July 26, 2007.
Appeal from that part of an order of the Supreme Court (Nolan, Jr., J.), entered October 23, 2006 in Warren County, which partially granted third-party plaintiff's motion for summary judgment on the third-party complaint.
Lustig Brown, L.L.P., Buffalo (Randolph E. Sarnacki of counsel), for third-party defendant-appellant.
Maynard, O'Connor, Smith Catalinotto, L.L.P., Albany (Michael T. Snyder of counsel), for defendant and third-party plaintiff-respondent.
Before: Mercure, J.P., Rose, Lahtinen and Kane, JJ., concur.
Plaintiff allegedly fell off a ladder in the course of his employment with third-party defendant, Priority Electrical Design Construction, LLC, which was a subcontractor on a commercial renovation project pursuant to an agreement with defendant Bast Hatfield, Inc., the general contractor. He thereafter commenced this action against the property owner and Bast, which prompted this third-party action against Priority. The subcontract at issue required Priority to indemnify Bast for losses and claims arising out of its electrical work and to procure insurance naming Bast as an additional insured. It is undisputed that Priority failed to comply with its obligation to procure such insurance.
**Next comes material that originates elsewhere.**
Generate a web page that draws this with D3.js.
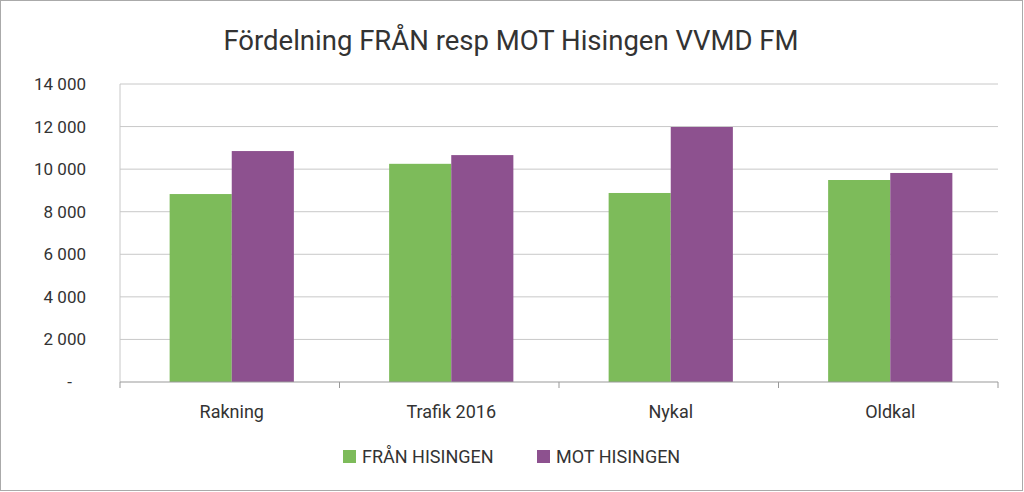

In prosecuting the third-party action, Bast moved to strike Priority's answer for alleged noncompliance with discovery and, alternatively, for summary judgment on those claims premised on contractual indemnity and Priority's failure to provide insurance coverage. Finding insufficient proof that Priority engaged in willful or contumacious conduct, Supreme Court denied Bast's motion to strike the answer. The court also denied summary judgment directing contractual indemnification on the ground that Bast failed to tender proof at this juncture establishing its right to such relief. The court did, however, grant summary judgment on those causes of action alleging Priority's breach of its contractual obligation to provide insurance. Priority now appeals.
Priority argues that its liability to Bast for violating its contractual requirement to obtain insurance is limited to out-of-pocket expenses. We agree. Supreme Court's statement that the breach of insurance procurement agreement renders "the promisor liable for all resulting damages including the promisee's liability to plaintiff and the costs incurred in defense" (emphasis added) is contrary to precedent applicable to the particular facts of this case. Where, as here, a promisee has general liability coverage ( compare Kinney v Lisk Co., 76 NY2d 215, 217), any damages arising out of an agreement to procure insurance are limited to out-of-pocket expenses ( see Inchaustegui v 666 5th Ave. Ltd. Partnership, 96 NY2d 111, 114; Kwoksze Wong v New York Times Co., 297 AD2d 544, 547-548; Amato v Rock-McGraw, Inc., 297 AD2d 217, 219; Sheppard v Blitman/Atlas Bldg. Corp., 288 AD2d 33, 35; Carnegie Hall Corp. v City Univ. of N.Y., 286 AD2d 214, 216-217; see generally Taylor v Gannett Co., 303 AD2d 397, 399; Lerer v City of New York, 301 AD2d 577, 578; Taylor v Doral Inn, 293 AD2d 524, 525; Trokie v York Preparatory School, 284 AD2d 129, 130; but see Moll v Wegmans Food Mkts., 300 AD2d 1041, 1042).
Notably, Bast does not address the application of Inchaustegui v 666 5th Ave. Ltd. Partnership (supra) and its progeny to the precise facts of this case or dispute Priority's argument that any damages as a result of its failure to obtain insurance are limited. Rather, Bast avoids the issue by arguing that Priority's answer should have been stricken and that it should have been granted summary judgment on the issue of contractual indemnification. Having failed to file a cross appeal, Bast has waived the right to appellate review of these issues ( see Hecht v City of New York, 60 NY2d 57, 61-62; Buchta v Union-Endicott Cent. School Dist., 296 AD2d 688, 689; Citicorp Mtge. v Rodelli, 249 AD2d 736, 738; Weimer v City of Johnstown, 249 AD2d 608, 611, lv denied 92 NY2d 806; Stiber v Cotrone, 132 AD2d 791, 793, lv dismissed 70 NY2d 796; see also Millard v Alliance Laundry Sys., LLC, 28 AD3d 1145, 1148). In any event, both contentions lack merit.
Ordered that the order is modified, on the law and the facts, without costs, by reversing so much thereof as failed to limit any potential damage award in favor of defendant Bast Hatfield, Inc. under the insurance procurement causes of action in the third-party complaint; and, as so modified, affirmed.